DATA PROVIDED start
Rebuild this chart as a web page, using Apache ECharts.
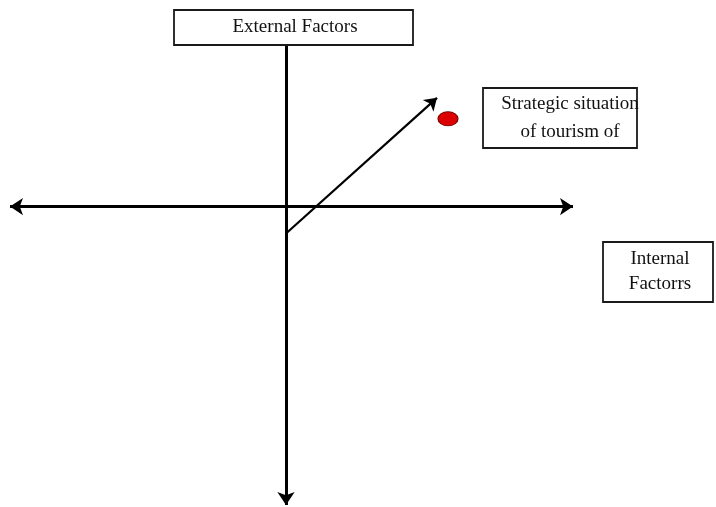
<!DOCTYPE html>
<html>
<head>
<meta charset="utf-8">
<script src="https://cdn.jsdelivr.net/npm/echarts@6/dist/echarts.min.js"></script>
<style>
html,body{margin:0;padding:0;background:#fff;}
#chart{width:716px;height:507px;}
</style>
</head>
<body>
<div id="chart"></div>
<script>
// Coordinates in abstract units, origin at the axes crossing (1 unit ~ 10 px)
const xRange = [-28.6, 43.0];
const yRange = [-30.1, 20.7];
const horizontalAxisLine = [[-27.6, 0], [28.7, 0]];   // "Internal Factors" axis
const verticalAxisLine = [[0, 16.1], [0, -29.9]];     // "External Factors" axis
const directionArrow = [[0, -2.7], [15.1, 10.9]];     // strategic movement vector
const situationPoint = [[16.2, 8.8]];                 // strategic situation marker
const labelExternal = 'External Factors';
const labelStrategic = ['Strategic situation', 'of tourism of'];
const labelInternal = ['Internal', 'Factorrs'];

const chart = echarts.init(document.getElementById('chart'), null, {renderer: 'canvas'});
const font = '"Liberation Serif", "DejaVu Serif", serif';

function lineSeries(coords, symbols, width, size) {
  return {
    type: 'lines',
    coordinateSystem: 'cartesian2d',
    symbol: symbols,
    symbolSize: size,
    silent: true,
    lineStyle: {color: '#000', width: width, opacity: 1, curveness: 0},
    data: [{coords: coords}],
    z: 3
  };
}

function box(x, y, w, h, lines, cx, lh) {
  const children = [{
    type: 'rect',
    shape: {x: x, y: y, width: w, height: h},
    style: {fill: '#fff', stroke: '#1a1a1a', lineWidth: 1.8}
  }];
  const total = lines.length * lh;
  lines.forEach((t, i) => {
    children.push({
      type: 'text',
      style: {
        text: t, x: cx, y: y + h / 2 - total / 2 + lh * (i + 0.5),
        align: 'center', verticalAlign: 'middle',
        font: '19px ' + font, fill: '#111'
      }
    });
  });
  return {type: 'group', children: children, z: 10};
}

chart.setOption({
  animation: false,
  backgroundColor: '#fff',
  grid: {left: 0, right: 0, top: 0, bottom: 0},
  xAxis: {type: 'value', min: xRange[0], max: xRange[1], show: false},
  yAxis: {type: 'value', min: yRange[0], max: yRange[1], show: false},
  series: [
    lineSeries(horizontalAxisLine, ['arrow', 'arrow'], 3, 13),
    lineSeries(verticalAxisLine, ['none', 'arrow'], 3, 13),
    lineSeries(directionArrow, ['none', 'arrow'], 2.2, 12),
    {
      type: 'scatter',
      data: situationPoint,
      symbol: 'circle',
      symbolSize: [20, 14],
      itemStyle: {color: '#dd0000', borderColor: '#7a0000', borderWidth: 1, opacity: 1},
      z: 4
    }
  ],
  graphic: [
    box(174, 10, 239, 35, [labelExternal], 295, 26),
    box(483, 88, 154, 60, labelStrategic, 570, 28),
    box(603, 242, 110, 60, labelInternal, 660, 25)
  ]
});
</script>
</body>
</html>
DATA PROVIDED end
> TASK INSTRUCTIONS: Copy all the data exactly as written, but skip any picture.

> REPLY TO THE TASK:
Rebuild this chart as a web page, using Apache ECharts.
<!DOCTYPE html>
<html>
<head>
<meta charset="utf-8">
<script src="https://cdn.jsdelivr.net/npm/echarts@6/dist/echarts.min.js"></script>
<style>
html,body{margin:0;padding:0;background:#fff;}
#chart{width:716px;height:507px;}
</style>
</head>
<body>
<div id="chart"></div>
<script>
// Coordinates in abstract units, origin at the axes crossing (1 unit ~ 10 px)
const xRange = [-28.6, 43.0];
const yRange = [-30.1, 20.7];
const horizontalAxisLine = [[-27.6, 0], [28.7, 0]];   // "Internal Factors" axis
const verticalAxisLine = [[0, 16.1], [0, -29.9]];     // "External Factors" axis
const directionArrow = [[0, -2.7], [15.1, 10.9]];     // strategic movement vector
const situationPoint = [[16.2, 8.8]];                 // strategic situation marker
const labelExternal = 'External Factors';
const labelStrategic = ['Strategic situation', 'of tourism of'];
const labelInternal = ['Internal', 'Factorrs'];

const chart = echarts.init(document.getElementById('chart'), null, {renderer: 'canvas'});
const font = '"Liberation Serif", "DejaVu Serif", serif';

function lineSeries(coords, symbols, width, size) {
  return {
    type: 'lines',
    coordinateSystem: 'cartesian2d',
    symbol: symbols,
    symbolSize: size,
    silent: true,
    lineStyle: {color: '#000', width: width, opacity: 1, curveness: 0},
    data: [{coords: coords}],
    z: 3
  };
}

function box(x, y, w, h, lines, cx, lh) {
  const children = [{
    type: 'rect',
    shape: {x: x, y: y, width: w, height: h},
    style: {fill: '#fff', stroke: '#1a1a1a', lineWidth: 1.8}
  }];
  const total = lines.length * lh;
  lines.forEach((t, i) => {
    children.push({
      type: 'text',
      style: {
        text: t, x: cx, y: y + h / 2 - total / 2 + lh * (i + 0.5),
        align: 'center', verticalAlign: 'middle',
        font: '19px ' + font, fill: '#111'
      }
    });
  });
  return {type: 'group', children: children, z: 10};
}

chart.setOption({
  animation: false,
  backgroundColor: '#fff',
  grid: {left: 0, right: 0, top: 0, bottom: 0},
  xAxis: {type: 'value', min: xRange[0], max: xRange[1], show: false},
  yAxis: {type: 'value', min: yRange[0], max: yRange[1], show: false},
  series: [
    lineSeries(horizontalAxisLine, ['arrow', 'arrow'], 3, 13),
    lineSeries(verticalAxisLine, ['none', 'arrow'], 3, 13),
    lineSeries(directionArrow, ['none', 'arrow'], 2.2, 12),
    {
      type: 'scatter',
      data: situationPoint,
      symbol: 'circle',
      symbolSize: [20, 14],
      itemStyle: {color: '#dd0000', borderColor: '#7a0000', borderWidth: 1, opacity: 1},
      z: 4
    }
  ],
  graphic: [
    box(174, 10, 239, 35, [labelExternal], 295, 26),
    box(483, 88, 154, 60, labelStrategic, 570, 28),
    box(603, 242, 110, 60, labelInternal, 660, 25)
  ]
});
</script>
</body>
</html>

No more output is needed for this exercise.